Очень жалею, что ничего не записывал, нужно было записывать чуть не каждый момент. Но был совершенно не в силах. Чего стоит одна умопомрачительная неожиданность того, что свалилось на нас 21 марта! В полдень 21-го Анюта (наша горничная) зовет меня к телефону. «А откуда звонят?» – «Кажется, из редакции» – то есть из редакции «Нашего Слова», которое мы, прежние сотрудники «Русского Слова», собравшиеся в Одессе, начали выпускать 19 марта в полной уверенности на более или менее мирное существование «до возврата в Москву». Беру трубку: «Кто говорит?» – «Валентин Катаев. Спешу сообщить невероятную новость: французы уходят». – «Как, что такое, когда?» – «Сию минуту» – «Вы с ума сошли?» – «Клянусь вам, что нет. Паническое бегство!» – Выскочил из дому, поймал извозчика и глазам своим не верю: бегут нагруженные ослы, французские и греческие солдаты в походном снаряжении, скачут одноколки со всяким воинским имуществом… А в редакции – телеграмма: «Министерство Клемансо пало, в Париже баррикады, революция…»
Двенадцать лет тому назад мы с В. [Вера Николаевна Муромцева-Бунина (1881—1961), жена И. А. Бунина.] приехали в этот день в Одессу по пути в Палестину. Какие сказочные перемены с тех пор! Мертвый, пустой порт, мертвый, загаженный город… Наши дети, внуки не будут в состоянии даже представить себе ту Россию, в которой мы когда-то (то есть вчера) жили, которую мы не ценили, не понимали, – всю эту мощь, сложность, богатство, счастье…
Перед тем как проснуться нынче утром, видел, что кто-то умирает, умер. Очень часто вижу теперь во сне смерти – умирает кто-нибудь из друзей, близких, родных, особенно часто брат Юлий [Юлий Алексеевич Бунин (1857—1951).], о котором страшно даже и подумать: как и чем живет, да и жив ли? Последнее известие о нем было от 6 декабря прошлого года. А письмо из Москвы к В. от 10 августа пришло только сегодня. Впрочем, почта русская кончилась уже давно, еще летом 17 года: с тех самых пор, как у нас впервые, на европейский лад, появился «министр почт и телеграфов». Тогда же появился впервые и «министр труда» – и тогда же вся Россия бросила работать.
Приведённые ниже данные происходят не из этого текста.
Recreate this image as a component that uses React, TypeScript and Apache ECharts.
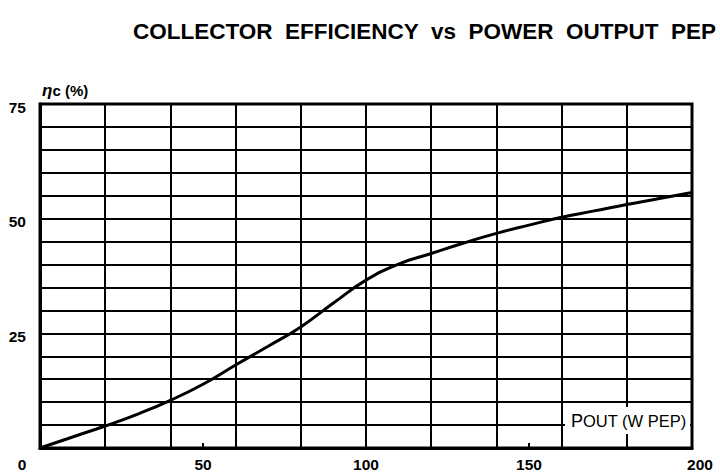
import React, { useEffect, useRef } from "react";
import * as echarts from "echarts";

const powerOut = [0, 10, 20, 30, 40, 50, 60, 70, 80, 90, 100, 110, 120, 130, 140, 150, 160, 170, 180, 190, 200];
const efficiency = [0, 2.4, 4.8, 7.4, 10.4, 13.9, 18.1, 22.2, 26.4, 31.6, 36.6, 40.1, 42.4, 44.7, 46.8, 48.6, 50.3, 51.7, 53.1, 54.4, 55.7];
const xTickLabels = [0, 50, 100, 150, 200];
const yTickLabels = [0, 25, 50, 75];

const FONT = "'Liberation Sans', Arial, sans-serif";
const TICK_FS = 15.5;

export default function App() {
  const ref = useRef<HTMLDivElement>(null);
  useEffect(() => {
    if (!ref.current) return;
    const chart = echarts.init(ref.current, undefined, { renderer: "svg" });
    const data = powerOut.map((p, i) => [p, efficiency[i]]);
    chart.setOption({
      animation: false,
      backgroundColor: "#fff",
      title: {
        text: "COLLECTOR  EFFICIENCY  vs  POWER  OUTPUT  PEP",
        left: 128,
        top: 15,
        textStyle: { fontFamily: FONT, fontWeight: "bold", fontSize: 22.5, color: "#000" },
      },
      grid: {
        left: 40,
        right: 28,
        top: 104,
        bottom: 24,
        show: true,
        borderColor: "#000",
        borderWidth: 3,
        backgroundColor: "transparent",
      },
      xAxis: [
        {
          type: "value",
          min: 0,
          max: 200,
          interval: 50,
          axisLine: { show: true, lineStyle: { color: "#000", width: 3 } },
          axisTick: { show: true, inside: true, length: 5, lineStyle: { color: "#000", width: 2 } },
          splitLine: { show: false },
          axisLabel: {
            margin: 8,
            color: "#000",
            fontFamily: FONT,
            fontWeight: "bold",
            fontSize: TICK_FS,
            formatter: (v: number) => {
              if (!xTickLabels.includes(v)) return "";
              if (v === 0) return "{a|0}";
              if (v === 200) return "{b|200}";
              return "{n|" + v + "}";
            },
            rich: {
              a: { fontFamily: FONT, fontWeight: "bold", fontSize: TICK_FS, color: "#000", padding: [0, 36, 0, 0] },
              b: { fontFamily: FONT, fontWeight: "bold", fontSize: TICK_FS, color: "#000", padding: [0, 0, 0, 16] },
              n: { fontFamily: FONT, fontWeight: "bold", fontSize: TICK_FS, color: "#000" },
            },
          },
        },
        {
          type: "value",
          min: 0,
          max: 200,
          interval: 20,
          position: "bottom",
          axisLine: { show: false },
          axisTick: { show: false },
          axisLabel: { show: false },
          splitLine: { show: true, lineStyle: { color: "#000", width: 2 } },
        },
      ],
      yAxis: [
        {
          type: "value",
          min: 0,
          max: 75,
          interval: 25,
          name: "{i|η}{t|c (%)}",
          nameLocation: "end",
          nameGap: 14,
          nameTextStyle: {
            align: "left",
            verticalAlign: "middle",
            padding: [0, 0, 0, 2],
            fontFamily: FONT,
            fontWeight: "bold",
            fontSize: 15,
            color: "#000",
            rich: {
              i: { fontFamily: FONT, fontWeight: "bold", fontStyle: "italic", fontSize: 17, color: "#000" },
              t: { fontFamily: FONT, fontWeight: "bold", fontSize: 15, color: "#000" },
            },
          },
          axisLine: { show: true, lineStyle: { color: "#000", width: 3 } },
          axisTick: { show: false },
          splitLine: { show: false },
          axisLabel: {
            margin: 14,
            color: "#000",
            fontFamily: FONT,
            fontWeight: "bold",
            fontSize: TICK_FS,
            formatter: (v: number) => (v === 0 || !yTickLabels.includes(v) ? "" : "{c|" + v + "}"),
            rich: {
              c: { fontFamily: FONT, fontWeight: "bold", fontSize: TICK_FS, color: "#000", padding: [6, 0, 0, 0] },
            },
          },
        },
        {
          type: "value",
          min: 0,
          max: 75,
          interval: 5,
          position: "left",
          axisLine: { show: false },
          axisTick: { show: false },
          axisLabel: { show: false },
          splitLine: { show: true, lineStyle: { color: "#000", width: 2 } },
        },
      ],
      graphic: [
        {
          type: "rect",
          shape: { x: 565, y: 407, width: 125, height: 27 },
          style: { fill: "#fff" },
          z: 10,
        },
        {
          type: "text",
          x: 571,
          y: 421,
          z: 11,
          style: {
            text: "{p|P}{o|OUT (W PEP)}",
            verticalAlign: "middle",
            rich: {
              p: { fontFamily: FONT, fontSize: 18, color: "#000" },
              o: { fontFamily: FONT, fontSize: 16.5, color: "#000" },
            },
          },
        },
      ],
      series: [
        {
          type: "line",
          xAxisIndex: 0,
          yAxisIndex: 0,
          data,
          smooth: true,
          showSymbol: false,
          symbol: "none",
          lineStyle: { color: "#000", width: 3 },
          z: 5,
        },
      ],
    });
    return () => chart.dispose();
  }, []);
  return <div ref={ref} style={{ position: "absolute", left: 0, top: 0, width: 720, height: 472 }} />;
}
Да и сатана каиновой злобы, кровожадности и самого дикого самоуправства дохнул на Россию именно в те дни, когда были провозглашены братство, равенство и свобода. Тогда сразу наступило исступление, острое умопомешательство. Все орали друг на друга за малейшее противоречие: «Я тебя арестую, сукин сын!» Меня в конце марта 17 года чуть не убил солдат на Арбатской площади – за то, что я позволил себе некоторую «свободу слова», послав к черту газету «Социал-Демократ», которую навязывал мне газетчик. Мерзавец солдат прекрасно понял, что он может сделать со мной все, что угодно, совершенно безнаказанно, – толпа, окружавшая нас, и газетчик сразу же оказались на его стороне: «В самом деле, товарищ, вы что же это брезгуете народной газетой в интересах трудящихся масс? Вы, значит, контрреволюционер?» – Как они одинаковы, все эти революции! Во время французской революции тоже сразу была создана целая бездна новых административных учреждений, хлынул целый потоп декретов, циркуляров, число комиссаров – непременно почему-то комиссаров – и вообще всяческих властей стало несметно, комитеты, союзы, партии росли, как грибы, и все «пожирали друг друга», образовался совсем новый, особый язык, «сплошь состоящий из высокопарнейших восклицаний вперемешку с самой площадной бранью по адресу грязных остатков издыхающей тирании…» Все это повторяется потому прежде всего, что одна из самых отличительных черт революций – бешеная жажда игры, лицедейства, позы, балагана. В человеке просыпается обезьяна.
Ах, эти сны про смерть! Какое громадное место занимает смерть в нашем и без того крохотном существовании! А про эти годы и говорить нечего: день и ночь живем в оргии смерти. И все во имя «светлого будущего», которое будто бы должно родиться именно из этого дьявольского мрака. И образовался на земле уже целый легион специалистов, подрядчиков по устроению человеческого благополучия. «А в каком же году наступит оно, это будущее?» – как спрашивает звонарь у Ибсена. Всегда говорят, что вот-вот: «Это будет последний и решительный бой!» – Вечная сказка про красного бычка.